Earle examines the pirate through previously unused sources, including
records of the British Admiralty, to observe how European and American
governments managed to rid the seas of these plunderers. Seen by Western
cultures as a barbaric, transient foe, pirates were often state-sponsored,
“seeing it as a cheap and effective way of advancing trade and
empire, a policy which can be called piratical imperialism,” he
writes. Communities throughout the world had a vested interest in sustaining
piracy.
Though cutthroat stereotypes of pirates abound from their treatment
of hijacked crewmembers or trade of freed slaves as commodities, these
figures dominated and terrorized nearly every body of water on the globe
and were a formidable threat for even the most powerful navies of the
time. Pirates battled with every major fleet of the western world, including
Spain, England, France and Holland — though the fleets never worked
together to defeat piracy — and are often remembered as folk heroes
who defied imperial establishments
Though piracy is no longer considered a major threat to shipping, marauders
of the open waters are now reinventing themselves on the present-day
ocean, sans eye patches and quirky names, and have become a target of
current navies fighting the war on terrorism.
Also Received:
SAILING INTO THE ABYSS: A True Story of Extreme Heroism on the High
Seas
by William R. Benedetto, New York: Kensington Publishing Corp., March
2005. 254 pp. $23.95.
ISBN: 0-8065-2634-3
The sinking of the SS Badger State, a Merchant Marine vessel sailing
to Vietnam with much-needed munitions in late 1969, is one of the most
shocking episodes in recent American history. Bombs shaken loose in
the ship’s cargo holds during a savage Pacific storm exploded,
sending the Badger State and 26 of its 40-man crew to a watery grave.
In Sailing Into the Abyss, William R. Benedetto uses eyewitness accounts,
official documents and rare photographs to piece together a minute-by-minute
narrative of the Badger State’s catastrophic encounter with the
sea, giving much-deserved recognition to the heroic crew.
SEIZE THE TRIDENT: The Race for Superliner Supremacy and How It Altered
the Great War
by Douglas R. Burgess, New York: McGraw Hill, May 2005. 296 pp. $24.95.
ISBN: 0-07-143009-1
Seize the Trident examines the nationalistic liner race between England
and Germany during a 30-year period from the late 19th century to the
early 20th century. The narrative incorporates the history of the massive
ocean liners, the military and social history surrounding them, and
the biographies of characters such as tycoon J.P. Morgan, German Kaiser
Wilhelm II, inventor Sir Charles Parsons and shipping magnate Albert
Ballin.
The race was integral to the evolution of naval superiority, heralding
inventions such as the Marconi wireless communication system and the
double hull.
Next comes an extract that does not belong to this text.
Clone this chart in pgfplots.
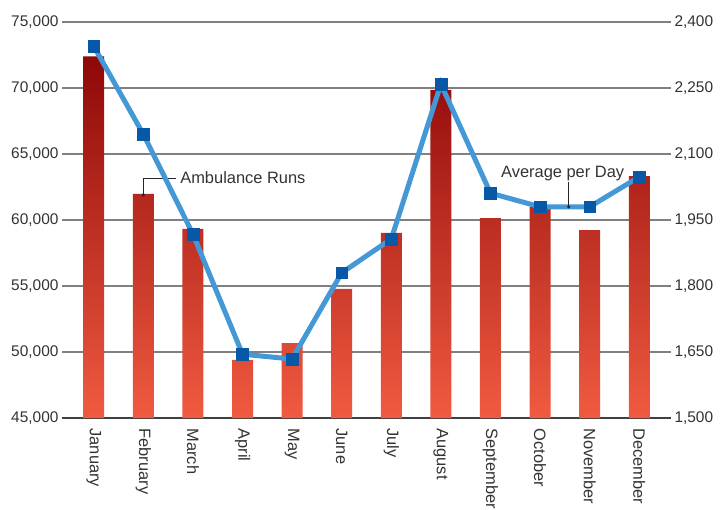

The creation of superliners facilitated a wave of immigration
to the United States during the early 20th century that transformed
American society. Most importantly, the race influenced the outcome
of World War I, allowing the U.S. Navy to seize German superliners and
convert them to troop transports, successfully ferrying 2 million soldiers
across the Atlantic in a mere two-month period.
Seapower does not review works of fiction or self-published books.